簡単なものでは、木杭を立ててネットを張るという方法がありますが、通りに面している場合はやはり風景や町並みに配慮したいですし、お庭とマッチするものにもしたいです。
費用を押さえつつ見た目にもよく、鹿が入ってこないように。つまり、背は高く風を受けにくい軽い構造で、基礎も簡単になるように、と作ったのが、下の写真のような形状の柵になります。すっきりシンプルに最低限ですが、十分役目をはたしてくれています。
鹿除けじゃなくても、特に目隠しを重視しない木塀の時は、隙間を大きくとって、風をあまり受けない作りにすることで、基礎を簡略化し、ローコストにすることができます。

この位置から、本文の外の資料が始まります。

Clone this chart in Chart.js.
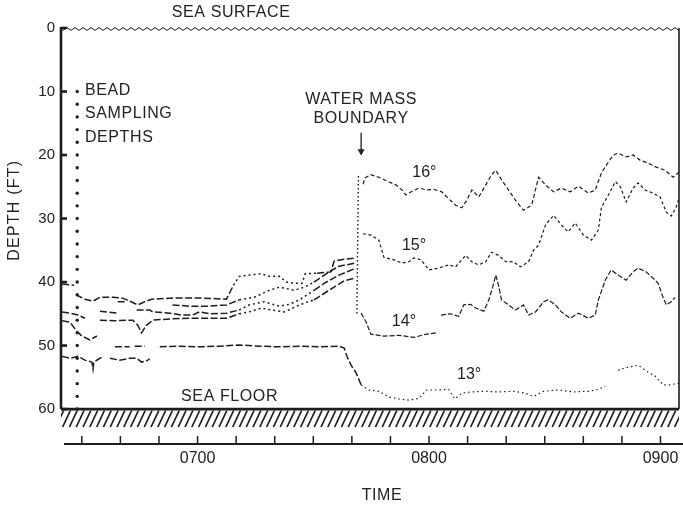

ちなみにイノシシの場合は、地中を掘って侵入してきますので、地中にメッシュフェンスを折り曲げて仕込んでおきます。
▲ 鹿除けの木塀。鹿除けの用途以外にもソフトな目隠し、風景造りにも一役買っています。
町並みに大きく貢献する外構
「敷地」というのは、もちろん、その持ち主のものであります。でも、「風景」は、道行く人、みんなが楽しめたらいいなと思っています。
そして通りに面して塀やフェンスを設置する場合、それは「風景」「町並み」を造る要素として、大きな役割を持つことになると思うのです。
外に対して素っ気なかったり威圧感のあるものを作るのではなく、遊びや、気づかいを感じる塀が建っていれば、そんなお家が増えて行けば、街の雰囲気が良くなっていくと思います。
ご自分の庭や外構が町並みに貢献していると思うと、ちょっと楽しくなりませんか?